Cage bought a purple orchid and painted it black, and found a letter signed by Salinger in a specialist autograph shop, he relates in an interview in the February edition of Esquire. At this point Miss Arquette, like the orchid, wilted, though it took her a further eight years to marry Cage, presumably because of her inflexibility over wedding dress designs.
The courtship might have been briefer and less challenging if she had questioned him on his social conscience. Few women could have resisted the kind of new man who makes the sacrifices for his fellow human beings that Cage reveals. "I will never, ever park in a handicapped space," he says. "It's not my style and I think that people who do are inviting some kind of bad karma."
Cry havoc
Before Christmas, I explained how the strikes in Paris were upsetting the fashion world by causing folk to walk to work. Now, the social editor of Harpers & Queen, Lady Celestria Noel - a name that predestines one at birth to be the social editor at Harpers & Queen - tells me I underestimated the havoc that was caused.

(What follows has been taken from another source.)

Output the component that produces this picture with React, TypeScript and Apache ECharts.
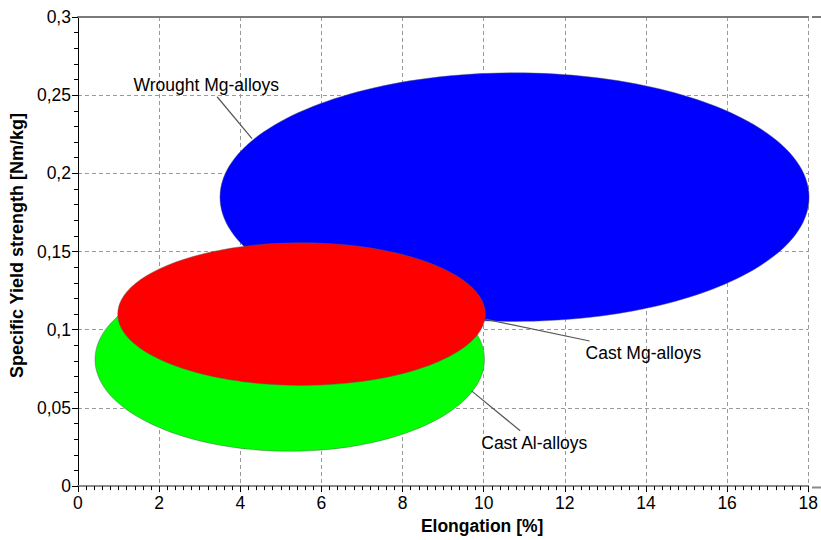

Worse than the cream of society arriving late for the Debutantes' Ball, the real problem was a result of all the Paris socialites overestimating the time it would take them to get there because of the strikes - and arriving early. According to Lady Celestria, this "flustered the organisers, as such a thing had never been heard of in such fashionable circles".
Mogged
Cats can be awfully expensive to feed these days. Could this have anything to do with the cost of advertising cat food? The advertising agency BMP DDB Needham, which has a serious feline interest, holding the accounts for Purrfect, Arthur's, Felix and Choosy, reveals in its internal newsletter that the total billing for the account is more than pounds 8.5m.
Awful Elvis?
It's so hard to hear clearly on those transatlantic phone calls. Or maybe the staff at Rolling Stone magazine in New York had just had a good lunch. Either way, they contacted the British rock star Elvis Costello for a tribute after the death of Jerry Garcia of the Grateful Dead, and reported Costello as saying that Jerry "sang with the awfulest voice". This did seem a slightly churlish comment to make about a chap so recently departed. And sure enough, in the current issue Costello points out that he actually said Garcia "sang with the author's voice".
If you say the latter very quickly, then say "awfulest" in a New York accent, you can just about see how the confusion might arise. For Costello, the most literary of songwriters, the unkindest cut was that he could be thought to have used an expression like "awfulest". "'Is there even such a word?" he asked.
He's never heard the Grateful Dead on a bad night.